La siguiente imagen, el siguiente signo, se sitúa en el tétrico Valle de los Caídos y parece que antes de lo que esperamos, el dictador saldrá de allí para cerrar de una vez por todas, la herida histórica de este país. El Valle de los Caídos, que con toda su carga emocional, forma parte del Patrimonio Nacional al mismo nivel que los Reales Alcázares de Sevilla –al mismo nivel, insisto; eso sí que es un escándalo–, es un monumento horroroso, con unas esculturas horrorosas dignas de cualquier pasaje del terror de feria de pueblo, que cuesta al Estado casi dos millones de euros al año y que no está precisamente entre los más demandados por los turistas. Nadie lo echaría de menos si lo cerraran, o quizá sí. Porque más allá de lo que alberga en su interior, más allá de las connotaciones políticas que sugiere, el Valle de los Caídos –con Franco incluido– es el icono de la vergüenza española; el símbolo de lo que fuimos, del escarnio que los cuarenta años de dictadura hicieron en este país; un signo, al fin y al cabo, de nuestra memoria histórica.

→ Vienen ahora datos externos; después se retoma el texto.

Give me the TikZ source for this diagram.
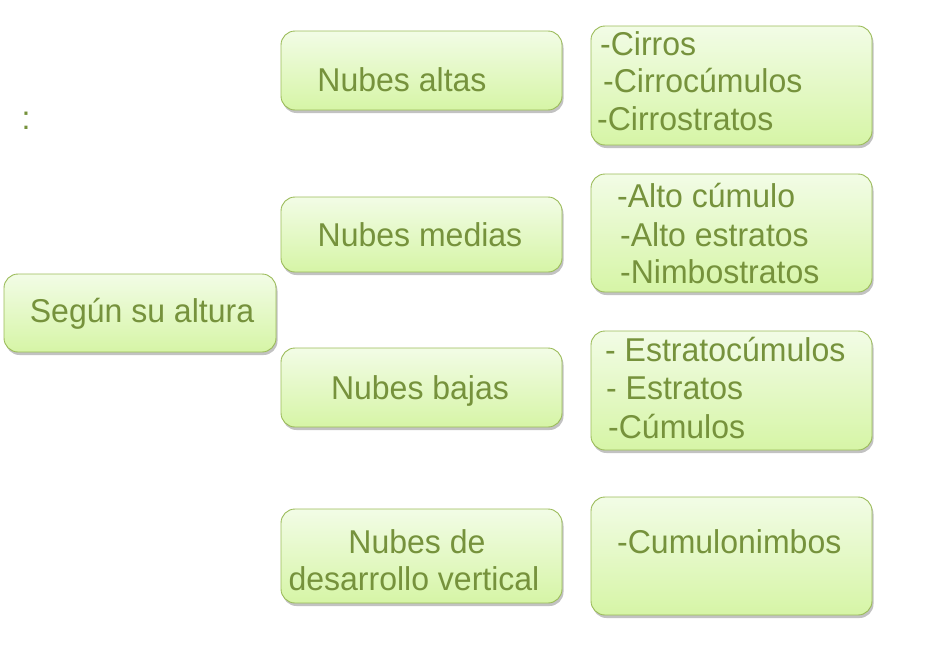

Antonio Machado, republicano convencido, salió de España en enero de 1939; un mes más tarde moriría en el exilio más absoluto en Colliure, fiel a sus ideas, fiel a su bandera, fiel a su país. Allí está enterrado, y allí debe permanecer para que las generaciones venideras sepan lo que pasó. Su tumba en tierra extranjera es, como afirmaba Alfonso Guerra, «testimonio de la historia de nuestro país. Como uno de los más grandes poetas y filósofos ha de morir fuera de su país, por la intransigencia, por la barbarie del exilio». Nuestros hijos tienen que saberlo, igual que deben saber que García Lorca anda –o no– por alguna cuneta, y que Franco, el dictador, se construyó un mausoleo tan desproporcionado como el personaje. Un mausoleo que parece una parodia del régimen.

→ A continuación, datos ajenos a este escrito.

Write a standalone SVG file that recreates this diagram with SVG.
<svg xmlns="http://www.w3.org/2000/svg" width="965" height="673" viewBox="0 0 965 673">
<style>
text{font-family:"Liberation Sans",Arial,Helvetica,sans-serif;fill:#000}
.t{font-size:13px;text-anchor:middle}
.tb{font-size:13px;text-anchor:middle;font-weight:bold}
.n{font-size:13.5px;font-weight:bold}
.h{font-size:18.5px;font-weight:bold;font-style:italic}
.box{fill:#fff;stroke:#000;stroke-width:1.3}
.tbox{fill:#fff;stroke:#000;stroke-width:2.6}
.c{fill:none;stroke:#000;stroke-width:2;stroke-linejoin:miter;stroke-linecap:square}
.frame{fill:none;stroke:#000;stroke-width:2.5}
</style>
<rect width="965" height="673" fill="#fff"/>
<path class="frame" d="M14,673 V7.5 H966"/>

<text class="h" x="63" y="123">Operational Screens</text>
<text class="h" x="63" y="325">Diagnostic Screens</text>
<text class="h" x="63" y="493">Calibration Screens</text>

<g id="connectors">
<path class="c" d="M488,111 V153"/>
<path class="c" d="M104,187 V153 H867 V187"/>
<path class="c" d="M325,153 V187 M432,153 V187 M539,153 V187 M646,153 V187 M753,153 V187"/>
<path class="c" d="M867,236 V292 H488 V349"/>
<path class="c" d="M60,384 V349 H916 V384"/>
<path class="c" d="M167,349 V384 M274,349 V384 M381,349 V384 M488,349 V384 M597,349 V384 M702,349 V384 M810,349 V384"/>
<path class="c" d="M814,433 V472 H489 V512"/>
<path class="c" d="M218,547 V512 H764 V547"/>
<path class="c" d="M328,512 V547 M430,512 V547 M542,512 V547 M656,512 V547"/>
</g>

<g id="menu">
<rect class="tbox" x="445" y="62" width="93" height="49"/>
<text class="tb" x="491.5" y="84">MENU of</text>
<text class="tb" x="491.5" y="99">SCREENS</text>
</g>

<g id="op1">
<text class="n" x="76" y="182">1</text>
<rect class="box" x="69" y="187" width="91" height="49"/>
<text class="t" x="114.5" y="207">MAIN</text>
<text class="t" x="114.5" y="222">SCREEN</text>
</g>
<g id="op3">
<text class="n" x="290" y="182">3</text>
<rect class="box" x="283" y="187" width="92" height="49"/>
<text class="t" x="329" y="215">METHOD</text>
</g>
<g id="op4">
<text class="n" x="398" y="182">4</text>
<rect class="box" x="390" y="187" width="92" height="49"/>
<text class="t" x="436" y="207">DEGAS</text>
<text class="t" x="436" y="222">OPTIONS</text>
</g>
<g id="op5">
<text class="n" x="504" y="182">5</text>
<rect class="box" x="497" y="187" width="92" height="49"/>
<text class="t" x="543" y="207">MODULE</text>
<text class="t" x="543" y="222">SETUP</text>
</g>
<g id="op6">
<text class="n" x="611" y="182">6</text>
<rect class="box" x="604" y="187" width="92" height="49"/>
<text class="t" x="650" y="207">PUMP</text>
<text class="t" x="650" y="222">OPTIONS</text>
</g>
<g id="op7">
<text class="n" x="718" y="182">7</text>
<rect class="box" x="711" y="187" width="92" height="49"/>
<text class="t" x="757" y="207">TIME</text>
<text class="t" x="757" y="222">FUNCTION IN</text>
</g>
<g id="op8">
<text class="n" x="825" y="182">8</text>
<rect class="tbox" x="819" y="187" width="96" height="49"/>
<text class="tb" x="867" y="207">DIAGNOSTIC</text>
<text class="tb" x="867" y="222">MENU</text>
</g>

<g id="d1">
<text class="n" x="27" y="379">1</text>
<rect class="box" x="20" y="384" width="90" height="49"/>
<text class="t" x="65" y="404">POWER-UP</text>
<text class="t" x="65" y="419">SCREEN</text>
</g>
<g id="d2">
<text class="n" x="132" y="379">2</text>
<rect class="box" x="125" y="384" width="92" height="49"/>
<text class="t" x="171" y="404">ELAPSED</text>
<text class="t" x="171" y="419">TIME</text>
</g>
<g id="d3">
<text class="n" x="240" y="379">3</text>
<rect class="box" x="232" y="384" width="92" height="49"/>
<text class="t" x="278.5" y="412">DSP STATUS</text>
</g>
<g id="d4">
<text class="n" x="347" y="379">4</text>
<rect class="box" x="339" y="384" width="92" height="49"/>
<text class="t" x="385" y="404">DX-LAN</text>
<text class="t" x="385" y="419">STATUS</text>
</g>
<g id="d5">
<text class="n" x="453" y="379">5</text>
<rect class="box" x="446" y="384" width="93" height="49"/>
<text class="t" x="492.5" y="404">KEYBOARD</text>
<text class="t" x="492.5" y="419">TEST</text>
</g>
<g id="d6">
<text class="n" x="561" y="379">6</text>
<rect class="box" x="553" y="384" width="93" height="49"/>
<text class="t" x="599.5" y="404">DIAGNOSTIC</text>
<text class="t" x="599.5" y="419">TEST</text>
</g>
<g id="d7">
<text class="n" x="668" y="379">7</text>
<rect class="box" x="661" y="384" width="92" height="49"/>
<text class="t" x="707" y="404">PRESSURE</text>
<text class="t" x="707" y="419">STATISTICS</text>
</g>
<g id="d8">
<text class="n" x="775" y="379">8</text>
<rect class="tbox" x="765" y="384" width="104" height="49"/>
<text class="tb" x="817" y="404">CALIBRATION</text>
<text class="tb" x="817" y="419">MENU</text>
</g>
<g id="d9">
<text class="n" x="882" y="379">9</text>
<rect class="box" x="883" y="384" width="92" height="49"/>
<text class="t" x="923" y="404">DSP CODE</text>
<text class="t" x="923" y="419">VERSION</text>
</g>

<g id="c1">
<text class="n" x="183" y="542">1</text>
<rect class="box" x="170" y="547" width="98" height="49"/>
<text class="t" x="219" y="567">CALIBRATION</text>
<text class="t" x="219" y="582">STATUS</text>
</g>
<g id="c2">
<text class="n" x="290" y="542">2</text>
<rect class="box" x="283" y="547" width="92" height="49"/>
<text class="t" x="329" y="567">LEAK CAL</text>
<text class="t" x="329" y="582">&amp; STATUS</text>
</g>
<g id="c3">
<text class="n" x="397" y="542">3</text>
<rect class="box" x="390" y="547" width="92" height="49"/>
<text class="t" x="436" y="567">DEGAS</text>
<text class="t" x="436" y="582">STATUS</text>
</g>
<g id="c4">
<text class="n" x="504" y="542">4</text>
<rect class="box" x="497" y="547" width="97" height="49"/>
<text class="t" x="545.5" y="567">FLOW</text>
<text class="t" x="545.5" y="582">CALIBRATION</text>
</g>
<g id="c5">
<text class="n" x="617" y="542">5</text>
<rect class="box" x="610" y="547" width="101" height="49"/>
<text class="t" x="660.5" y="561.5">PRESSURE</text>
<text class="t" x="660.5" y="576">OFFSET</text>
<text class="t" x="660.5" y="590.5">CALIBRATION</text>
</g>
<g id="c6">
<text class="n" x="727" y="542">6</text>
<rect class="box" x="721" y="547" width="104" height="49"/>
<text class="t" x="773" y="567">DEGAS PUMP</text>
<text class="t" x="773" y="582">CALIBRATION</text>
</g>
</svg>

Sacar a los muertos de sus tumbas no es una buena idea; sea quienes sean los muertos. La historia hay que contarla tal y como fue, con sus luces y con todas sus sombras. Tal vez la losa de 1500 kilos que cubre la tumba de Franco no sean suficientes para enterrar el pasado, pero sí lo son para que entendamos –y no olvidemos– de dónde venimos.

Y mientras el Valle de los Caídos siga siendo Patrimonio Nacional, todo lo que sea haga solo será simbólico. Como decía Kurt Tucholsky, «lo contrario de bueno, es buena intención». Y de buenas intenciones, está el infierno lleno.